Mentre in rete infuriano polemiche e psicodrammi, Paolo Campo, segretario provinciale del Pd, cerca di esorcizzare la sconfitta con una riflessione lunga ed articolata sul risultato elettorale di lunedì scorso. L’analisi è lucida, non sempre convincente, ma una sua ratio ce l’ha. Il fine di Campo è offrire l’immagine di un partito che, pur deluso dall’esito delle urne, non si arrende.

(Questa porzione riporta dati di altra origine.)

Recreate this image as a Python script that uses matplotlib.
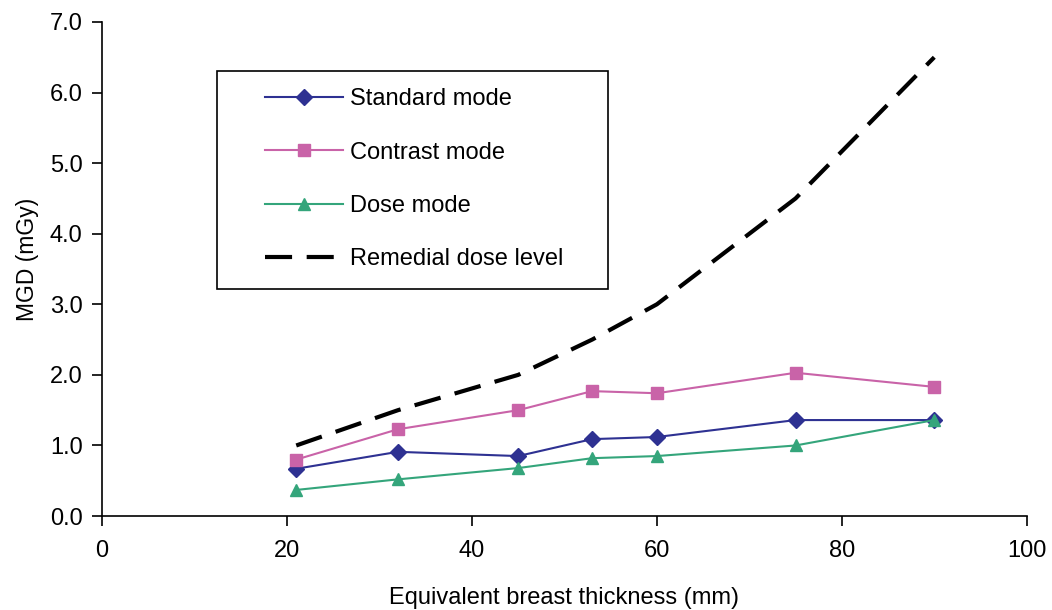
import matplotlib.pyplot as plt
from matplotlib.patches import Rectangle

plt.rcParams['font.family'] = ['Liberation Sans', 'DejaVu Sans']

thickness = [21, 32, 45, 53, 60, 75, 90]
standard = [0.67, 0.91, 0.85, 1.09, 1.12, 1.36, 1.36]
contrast = [0.80, 1.23, 1.50, 1.77, 1.74, 2.03, 1.83]
dose = [0.37, 0.52, 0.68, 0.82, 0.85, 1.00, 1.36]
remedial = [1.0, 1.5, 2.0, 2.5, 3.0, 4.5, 6.5]

fig = plt.figure(figsize=(10.52, 6.1), dpi=100)
ax = fig.add_axes([0.097, 0.154, 0.879, 0.81])

ax.plot(thickness, standard, color="#2E3192", marker="D", markersize=8, lw=1.5, label="Standard mode")
ax.plot(thickness, contrast, color="#C963A8", marker="s", markersize=8, lw=1.5, label="Contrast mode")
ax.plot(thickness, dose, color="#34A57B", marker="^", markersize=9, lw=1.5, label="Dose mode")
ax.plot(thickness, remedial, color="black", lw=3, dashes=(6.5, 3.5), label="Remedial dose level")

ax.set_xlim(0, 100)
ax.set_ylim(0, 7)
ax.set_xticks(range(0, 101, 20))
ax.set_yticks(range(0, 8))
ax.set_yticklabels([f"{v:.1f}" for v in range(0, 8)])
ax.tick_params(labelsize=17, length=7, width=1.2, direction="out")
ax.tick_params(axis="x", pad=10)
ax.tick_params(axis="y", pad=7)
ax.spines["top"].set_visible(False)
ax.spines["right"].set_visible(False)
ax.spines["left"].set_linewidth(1.2)
ax.spines["bottom"].set_linewidth(1.2)

ax.set_xlabel("Equivalent breast thickness (mm)", fontsize=17, labelpad=18)
ax.set_ylabel("MGD (mGy)", fontsize=16.5)
ax.yaxis.set_label_coords(-0.068, 0.52)

# legend box drawn separately so the padding can differ per side
ax.add_patch(Rectangle((0.124, 0.46), 0.423, 0.441, transform=ax.transAxes,
                       facecolor="white", edgecolor="black", lw=1.2, zorder=3))
leg = ax.legend(loc="upper left", bbox_to_anchor=(0.176, 0.866), fontsize=17,
                frameon=False, handlelength=3.3, labelspacing=1.33,
                borderpad=0, handletextpad=0.3, borderaxespad=0)
leg.set_zorder(4)

fig.savefig("out.png", dpi=100)
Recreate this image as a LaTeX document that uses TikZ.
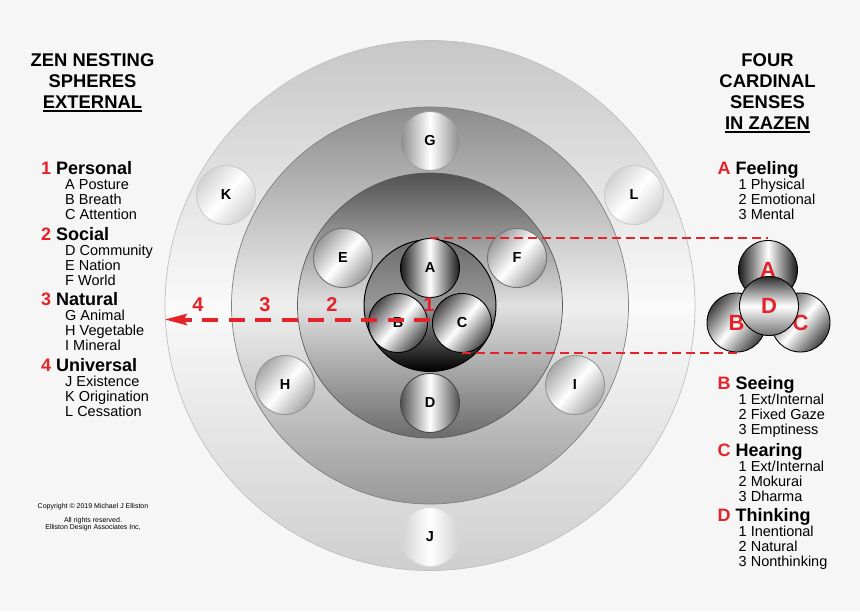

La nota del segretario è destinata a far discutere, e parecchio, perché pur non dicendolo apertamente, il segretario allarga la responsabilità della sconfitta molto oltre l’alveo del Pd, puntando il dito verso la Regione. A dirla tutta, Campo non parla mai di sconfitta e ricorda che nonostante tutto, al Pd è andato assai peggio nelle altre province pugliesi e che l’emorragia dei voti in provincia di Foggia è stata più contenuta rispetto a quella del Pdl. Pannicelli caldi di fronte ad un risultato che è obiettivamente una mazzata inattesa? Troppo intelligente e troppo navigato, Campo per non rendersi conto che la logica dei numeri è spietata.
La cautela sembra, piuttosto, l’inizio di una lunga e tormentata stagione congressuale.
La leadership democratica è assediata e sono saltati i consueti punti di riferimento a cominciare dalla roccaforte di Manfredonia di cui lo stesso Campo è espressione. La città sipontina negli ultimi anni ha espresso il gruppo dirigente della Quercia prima (con Michele Bordo, adesso deputato) e del Pd poi. L’altro manfredoniano, il sindaco della città sipontina, Angelo Riccardi, da sempre legatissimo sia a Bordo che a Campo ha preso in questi giorni ferocemente le distanze, chiedendo senza mezzi termini l’azzeramento dei gruppi dirigenti e manifestando pentimento per non aver sostenuto Matteo Renzi quando ci sono state le primarie. Campo risponde implicitamente a Riccardi: il gruppo dirigente è questo, e con questo si va al congresso. Ma veniamo alla nota del segretario.
“Il voto in Capitanata è insoddisfacente pur avendo una specificità positiva nel contesto critico nazionale e, ancor più, regionale, dove non cogliamo il valore aggiunto ragionevolmente atteso dall’impegno del presidente della Regione e di pezzi di governo regionale.” Così esordisce Campo. Lo strale lanciato nei confronti di Vendola è pesante, e forse una certa delusione si legge anche nei confronti di un pezzo importante del governo regionale che era direttamente impegnato in provincia di Foggia: l’assessore regionale Elena Gentile, candidata al Senato, non eletta in quanto il premio di maggioranza è scattato a favore della coalizione di centrodestra.
Poi Campo fa autocritica: “E’ prevalso il voto protestatario, originato dal profondo disagio sociale provocato dalla crisi ed enfatizzato dall’austerità imposta dal Governo Monti, a cui non abbiamo saputo offrire risposte adeguate pur avendo intrapreso prima e meglio di altri il cambiamento delle forme e della rappresentanza. Cosa che, invece, ci ha offerto un vantaggio nei confronti del PdL e del centrodestra che hanno perso molti più voti del PD.”
Tradotto dal politichese, Campo sembra voler dire: abbiamo rinnovato il partito prima e meglio degli altri, ma non abbiamo saputo dare risposte serie alla crisi economica montante. Il segretario scende poi nei dettagli: “Sull’onda del consenso delle primarie – scrive – avremmo dovuto valorizzare meglio e rendere più facilmente comprensibili e attrattive le nostre proposte anti crisi, le nostre differenze dal Governo Monti, la nostra attenzione ai soggetti sociali sfiduciati.”
Campo si consola sottolineando che “il centrosinistra ottiene il migliore risultato regionale in Capitanata, a riprova dell’impegno dei candidati, dei dirigenti e dei militanti; ma non ci si può consolare con questo.”
La conclusione rinvia alla stagione congressuale che il Partito Democratico si appresta a vivere e che, secondo il segretario, “deve essere colta per promuovere una discussione serena e severa sugli obiettivi programmatici e l’organizzazione da allestire per raggiungerli, consapevoli della radicalità dei temi esistenti e orientati alla radicale innovazione delle soluzioni da offrire.”
L’analisi è lucida, come s’è già detto, ma non c’è il pathos che invece in questi giorni si respira diffusamente in rete. Ogni cambiamento implica crisi, sofferenza. Con i calcoli e con il tatticismo esasperato, non si va lontani.